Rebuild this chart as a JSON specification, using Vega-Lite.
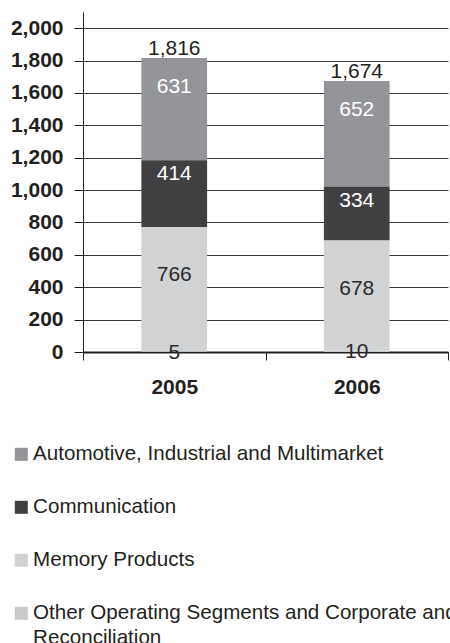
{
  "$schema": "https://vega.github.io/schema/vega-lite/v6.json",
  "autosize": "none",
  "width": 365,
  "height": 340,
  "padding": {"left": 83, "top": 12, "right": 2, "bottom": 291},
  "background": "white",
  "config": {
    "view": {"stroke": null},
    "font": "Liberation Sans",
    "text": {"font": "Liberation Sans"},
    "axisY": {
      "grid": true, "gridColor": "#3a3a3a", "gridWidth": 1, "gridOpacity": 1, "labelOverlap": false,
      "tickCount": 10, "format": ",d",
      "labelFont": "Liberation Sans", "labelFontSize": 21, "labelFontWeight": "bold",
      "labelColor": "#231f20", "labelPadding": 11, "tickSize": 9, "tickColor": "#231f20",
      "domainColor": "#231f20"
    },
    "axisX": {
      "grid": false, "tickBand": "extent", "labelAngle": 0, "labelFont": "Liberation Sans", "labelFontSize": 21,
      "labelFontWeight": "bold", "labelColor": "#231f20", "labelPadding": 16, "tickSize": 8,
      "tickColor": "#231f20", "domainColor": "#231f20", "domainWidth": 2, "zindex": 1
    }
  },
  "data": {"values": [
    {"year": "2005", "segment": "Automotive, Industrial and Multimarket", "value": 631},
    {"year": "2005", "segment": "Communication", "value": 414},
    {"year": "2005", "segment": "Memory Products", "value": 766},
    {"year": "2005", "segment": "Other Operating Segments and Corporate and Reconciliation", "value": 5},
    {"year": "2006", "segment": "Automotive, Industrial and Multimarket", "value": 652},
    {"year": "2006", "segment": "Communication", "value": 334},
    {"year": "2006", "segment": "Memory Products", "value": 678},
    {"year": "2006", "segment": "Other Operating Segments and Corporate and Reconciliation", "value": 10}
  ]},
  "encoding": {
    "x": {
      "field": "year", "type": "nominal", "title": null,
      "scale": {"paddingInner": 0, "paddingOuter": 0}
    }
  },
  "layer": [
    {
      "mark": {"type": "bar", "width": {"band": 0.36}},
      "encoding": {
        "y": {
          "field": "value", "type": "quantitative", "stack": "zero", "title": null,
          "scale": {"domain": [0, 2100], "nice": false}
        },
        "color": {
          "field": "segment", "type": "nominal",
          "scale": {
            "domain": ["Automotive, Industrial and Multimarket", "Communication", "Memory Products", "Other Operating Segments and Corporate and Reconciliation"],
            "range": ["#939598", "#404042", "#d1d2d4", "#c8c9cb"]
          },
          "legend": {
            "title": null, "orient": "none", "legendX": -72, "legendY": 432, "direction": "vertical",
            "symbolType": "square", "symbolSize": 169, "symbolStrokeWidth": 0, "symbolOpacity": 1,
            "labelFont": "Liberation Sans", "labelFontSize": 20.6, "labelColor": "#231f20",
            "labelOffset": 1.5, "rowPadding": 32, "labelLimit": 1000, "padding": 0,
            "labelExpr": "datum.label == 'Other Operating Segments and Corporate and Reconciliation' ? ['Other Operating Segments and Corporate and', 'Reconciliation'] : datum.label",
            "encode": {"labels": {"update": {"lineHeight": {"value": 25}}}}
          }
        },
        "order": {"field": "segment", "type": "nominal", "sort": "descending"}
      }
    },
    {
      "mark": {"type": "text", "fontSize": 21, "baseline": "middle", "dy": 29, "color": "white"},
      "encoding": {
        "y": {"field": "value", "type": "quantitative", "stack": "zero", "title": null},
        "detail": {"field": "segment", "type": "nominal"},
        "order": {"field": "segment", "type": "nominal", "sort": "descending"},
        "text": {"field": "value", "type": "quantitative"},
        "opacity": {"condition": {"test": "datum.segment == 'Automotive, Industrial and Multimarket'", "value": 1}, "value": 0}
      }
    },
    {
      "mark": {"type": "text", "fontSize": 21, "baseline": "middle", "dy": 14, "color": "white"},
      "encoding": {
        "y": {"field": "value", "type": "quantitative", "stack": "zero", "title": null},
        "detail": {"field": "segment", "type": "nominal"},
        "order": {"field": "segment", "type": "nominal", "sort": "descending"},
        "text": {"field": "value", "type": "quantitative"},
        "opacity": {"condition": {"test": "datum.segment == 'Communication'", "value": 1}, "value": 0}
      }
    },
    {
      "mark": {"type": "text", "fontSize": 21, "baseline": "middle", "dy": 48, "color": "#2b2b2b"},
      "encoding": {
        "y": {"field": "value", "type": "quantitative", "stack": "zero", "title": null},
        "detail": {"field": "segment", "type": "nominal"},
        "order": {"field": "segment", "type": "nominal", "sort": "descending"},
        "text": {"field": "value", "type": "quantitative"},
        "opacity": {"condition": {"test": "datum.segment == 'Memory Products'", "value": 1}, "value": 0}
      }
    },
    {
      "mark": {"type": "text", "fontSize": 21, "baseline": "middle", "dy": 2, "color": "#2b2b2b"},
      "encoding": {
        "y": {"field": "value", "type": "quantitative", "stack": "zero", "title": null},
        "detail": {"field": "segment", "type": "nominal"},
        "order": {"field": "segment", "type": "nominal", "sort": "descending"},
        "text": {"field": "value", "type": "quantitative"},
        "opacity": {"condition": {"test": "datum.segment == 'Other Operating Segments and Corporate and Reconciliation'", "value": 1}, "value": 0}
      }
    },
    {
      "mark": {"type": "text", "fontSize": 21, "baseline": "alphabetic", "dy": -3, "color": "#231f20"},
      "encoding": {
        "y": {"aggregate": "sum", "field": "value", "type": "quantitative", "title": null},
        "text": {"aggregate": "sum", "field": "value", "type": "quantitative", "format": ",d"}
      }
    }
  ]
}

════════════════════

== Task details ==
Images in the data above are to be skipped. Retype all other material exactly.

== Solution below ==
Rebuild this chart as a JSON specification, using Vega-Lite.
{
  "$schema": "https://vega.github.io/schema/vega-lite/v6.json",
  "autosize": "none",
  "width": 365,
  "height": 340,
  "padding": {"left": 83, "top": 12, "right": 2, "bottom": 291},
  "background": "white",
  "config": {
    "view": {"stroke": null},
    "font": "Liberation Sans",
    "text": {"font": "Liberation Sans"},
    "axisY": {
      "grid": true, "gridColor": "#3a3a3a", "gridWidth": 1, "gridOpacity": 1, "labelOverlap": false,
      "tickCount": 10, "format": ",d",
      "labelFont": "Liberation Sans", "labelFontSize": 21, "labelFontWeight": "bold",
      "labelColor": "#231f20", "labelPadding": 11, "tickSize": 9, "tickColor": "#231f20",
      "domainColor": "#231f20"
    },
    "axisX": {
      "grid": false, "tickBand": "extent", "labelAngle": 0, "labelFont": "Liberation Sans", "labelFontSize": 21,
      "labelFontWeight": "bold", "labelColor": "#231f20", "labelPadding": 16, "tickSize": 8,
      "tickColor": "#231f20", "domainColor": "#231f20", "domainWidth": 2, "zindex": 1
    }
  },
  "data": {"values": [
    {"year": "2005", "segment": "Automotive, Industrial and Multimarket", "value": 631},
    {"year": "2005", "segment": "Communication", "value": 414},
    {"year": "2005", "segment": "Memory Products", "value": 766},
    {"year": "2005", "segment": "Other Operating Segments and Corporate and Reconciliation", "value": 5},
    {"year": "2006", "segment": "Automotive, Industrial and Multimarket", "value": 652},
    {"year": "2006", "segment": "Communication", "value": 334},
    {"year": "2006", "segment": "Memory Products", "value": 678},
    {"year": "2006", "segment": "Other Operating Segments and Corporate and Reconciliation", "value": 10}
  ]},
  "encoding": {
    "x": {
      "field": "year", "type": "nominal", "title": null,
      "scale": {"paddingInner": 0, "paddingOuter": 0}
    }
  },
  "layer": [
    {
      "mark": {"type": "bar", "width": {"band": 0.36}},
      "encoding": {
        "y": {
          "field": "value", "type": "quantitative", "stack": "zero", "title": null,
          "scale": {"domain": [0, 2100], "nice": false}
        },
        "color": {
          "field": "segment", "type": "nominal",
          "scale": {
            "domain": ["Automotive, Industrial and Multimarket", "Communication", "Memory Products", "Other Operating Segments and Corporate and Reconciliation"],
            "range": ["#939598", "#404042", "#d1d2d4", "#c8c9cb"]
          },
          "legend": {
            "title": null, "orient": "none", "legendX": -72, "legendY": 432, "direction": "vertical",
            "symbolType": "square", "symbolSize": 169, "symbolStrokeWidth": 0, "symbolOpacity": 1,
            "labelFont": "Liberation Sans", "labelFontSize": 20.6, "labelColor": "#231f20",
            "labelOffset": 1.5, "rowPadding": 32, "labelLimit": 1000, "padding": 0,
            "labelExpr": "datum.label == 'Other Operating Segments and Corporate and Reconciliation' ? ['Other Operating Segments and Corporate and', 'Reconciliation'] : datum.label",
            "encode": {"labels": {"update": {"lineHeight": {"value": 25}}}}
          }
        },
        "order": {"field": "segment", "type": "nominal", "sort": "descending"}
      }
    },
    {
      "mark": {"type": "text", "fontSize": 21, "baseline": "middle", "dy": 29, "color": "white"},
      "encoding": {
        "y": {"field": "value", "type": "quantitative", "stack": "zero", "title": null},
        "detail": {"field": "segment", "type": "nominal"},
        "order": {"field": "segment", "type": "nominal", "sort": "descending"},
        "text": {"field": "value", "type": "quantitative"},
        "opacity": {"condition": {"test": "datum.segment == 'Automotive, Industrial and Multimarket'", "value": 1}, "value": 0}
      }
    },
    {
      "mark": {"type": "text", "fontSize": 21, "baseline": "middle", "dy": 14, "color": "white"},
      "encoding": {
        "y": {"field": "value", "type": "quantitative", "stack": "zero", "title": null},
        "detail": {"field": "segment", "type": "nominal"},
        "order": {"field": "segment", "type": "nominal", "sort": "descending"},
        "text": {"field": "value", "type": "quantitative"},
        "opacity": {"condition": {"test": "datum.segment == 'Communication'", "value": 1}, "value": 0}
      }
    },
    {
      "mark": {"type": "text", "fontSize": 21, "baseline": "middle", "dy": 48, "color": "#2b2b2b"},
      "encoding": {
        "y": {"field": "value", "type": "quantitative", "stack": "zero", "title": null},
        "detail": {"field": "segment", "type": "nominal"},
        "order": {"field": "segment", "type": "nominal", "sort": "descending"},
        "text": {"field": "value", "type": "quantitative"},
        "opacity": {"condition": {"test": "datum.segment == 'Memory Products'", "value": 1}, "value": 0}
      }
    },
    {
      "mark": {"type": "text", "fontSize": 21, "baseline": "middle", "dy": 2, "color": "#2b2b2b"},
      "encoding": {
        "y": {"field": "value", "type": "quantitative", "stack": "zero", "title": null},
        "detail": {"field": "segment", "type": "nominal"},
        "order": {"field": "segment", "type": "nominal", "sort": "descending"},
        "text": {"field": "value", "type": "quantitative"},
        "opacity": {"condition": {"test": "datum.segment == 'Other Operating Segments and Corporate and Reconciliation'", "value": 1}, "value": 0}
      }
    },
    {
      "mark": {"type": "text", "fontSize": 21, "baseline": "alphabetic", "dy": -3, "color": "#231f20"},
      "encoding": {
        "y": {"aggregate": "sum", "field": "value", "type": "quantitative", "title": null},
        "text": {"aggregate": "sum", "field": "value", "type": "quantitative", "format": ",d"}
      }
    }
  ]
}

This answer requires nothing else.